## TASK REQUIREMENTS
Exactly the lines from the start of the data below through the line that contains "y_ticks = [94, 95, 96, 97, 98, 99, 100]" are to be copied, with pictures left out.

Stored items
════
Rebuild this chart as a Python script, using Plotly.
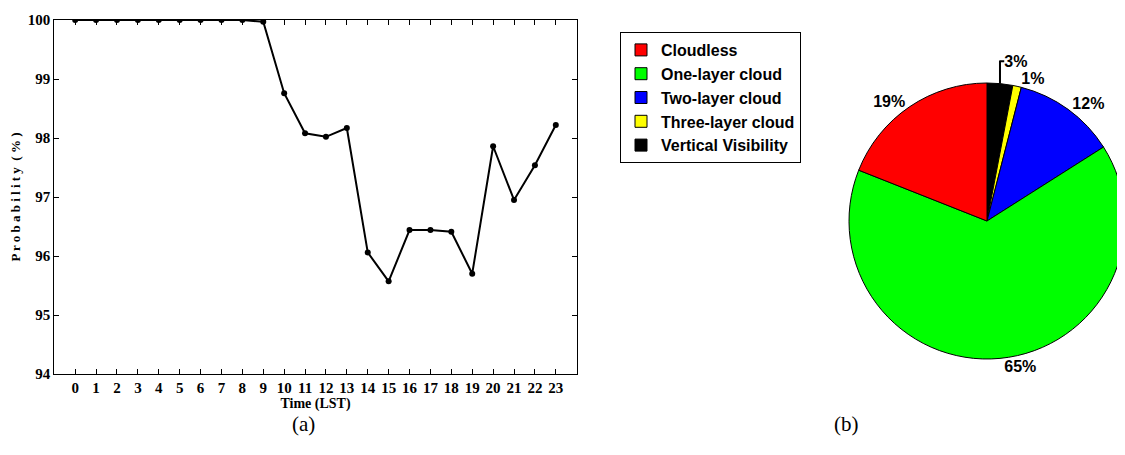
import plotly.graph_objects as go

hours = list(range(24))
probability = [100, 100, 100, 100, 100, 100, 100, 100, 100, 99.97,
               98.76, 98.08, 98.02, 98.17, 96.06, 95.57, 96.44, 96.44,
               96.41, 95.70, 97.86, 96.95, 97.54, 98.22]
y_ticks = [94, 95, 96, 97, 98, 99, 100]

cloud_labels = ["Cloudless", "One-layer cloud", "Two-layer cloud",
                "Three-layer cloud", "Vertical Visibility"]
cloud_share = [19, 65, 12, 1, 3]
cloud_colors = ["#ff0000", "#00ff00", "#0000ff", "#ffff00", "#000000"]

# page body has an 8px default margin: size the figure to fill the rest
OFF = 8
W, H = 1125 - OFF, 455 - OFF
def px(x):
    return (x - OFF) / W
def py(y):
    return 1 - (y - OFF) / H

fig = go.Figure()
fig.add_trace(go.Scatter(
    x=hours, y=probability, mode="lines+markers",
    line=dict(color="black", width=2),
    marker=dict(color="black", size=6),
    showlegend=False, xaxis="x", yaxis="y"))

# drawn clockwise from 12 o'clock in reversed order (= counterclockwise in legend order)
fig.add_trace(go.Pie(
    labels=cloud_labels[::-1], values=cloud_share[::-1], sort=False,
    direction="clockwise", rotation=0,
    marker=dict(colors=cloud_colors[::-1], line=dict(color="black", width=1)),
    texttemplate="%{value}%", textposition="outside",
    textfont=dict(family="Liberation Sans", size=16, color="black", weight="bold"),
    domain=dict(x=[px(849), 1.0], y=[py(411), py(31)]),
    showlegend=True))

tickfont = dict(family="Liberation Serif", size=15, color="black", weight="bold")
titlefont = dict(family="Liberation Serif", size=14, color="black", weight="bold")
fig.update_layout(
    width=W, height=H,
    margin=dict(l=0, r=0, t=0, b=0, autoexpand=False),
    paper_bgcolor="white", plot_bgcolor="white",
    xaxis=dict(domain=[px(54.3), px(576.7)], range=[-1, 24],
               tickvals=hours, ticktext=[str(h) for h in hours],
               ticks="inside", ticklen=5, tickcolor="black", tickwidth=1,
               showline=True, linecolor="black", linewidth=1, mirror="ticks",
               showgrid=False, zeroline=False, tickfont=tickfont, automargin=False,
               title=dict(text="Time (LST)", standoff=2, font=titlefont)),
    yaxis=dict(domain=[py(374), py(20)], range=[94, 100],
               tickvals=y_ticks, ticktext=[str(v) for v in y_ticks],
               ticks="inside", ticklen=5, tickcolor="black", tickwidth=1,
               showline=True, linecolor="black", linewidth=1, mirror="ticks",
               showgrid=False, zeroline=False, tickfont=tickfont, automargin=False,
               title=dict(text="P r o b a b i l i t y  ( % )", standoff=6,
                          font=dict(family="Liberation Serif", size=13, color="black", weight="bold"))),
    legend=dict(x=px(620), y=py(32), xanchor="left", yanchor="top",
                bordercolor="black", borderwidth=1, bgcolor="white",
                font=dict(family="Liberation Sans", size=16, color="black", weight="bold"),
                traceorder="reversed", tracegroupgap=0, itemclick=False),
    annotations=[
        dict(text="(a)", x=px(290), y=py(438), xref="paper", yref="paper",
             showarrow=False, font=dict(family="Liberation Serif", size=21, color="black")),
        dict(text="(b)", x=px(861), y=py(438), xref="paper", yref="paper",
             showarrow=False, font=dict(family="Liberation Serif", size=21, color="black")),
    ],
)

fig.write_html("out.html")
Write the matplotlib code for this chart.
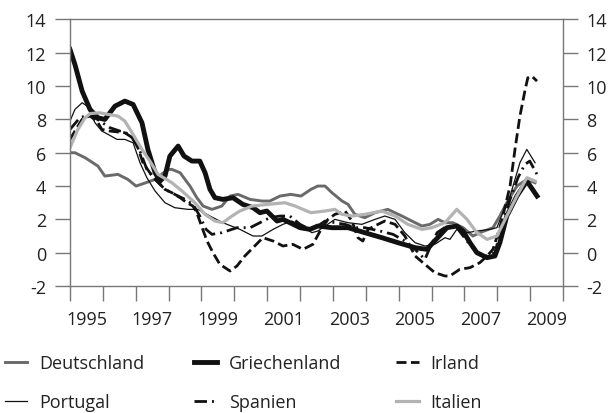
════
## COMPLETED TASK
Rebuild this chart as a Python script, using Plotly.
import plotly.graph_objects as go

hours = list(range(24))
probability = [100, 100, 100, 100, 100, 100, 100, 100, 100, 99.97,
               98.76, 98.08, 98.02, 98.17, 96.06, 95.57, 96.44, 96.44,
               96.41, 95.70, 97.86, 96.95, 97.54, 98.22]
y_ticks = [94, 95, 96, 97, 98, 99, 100]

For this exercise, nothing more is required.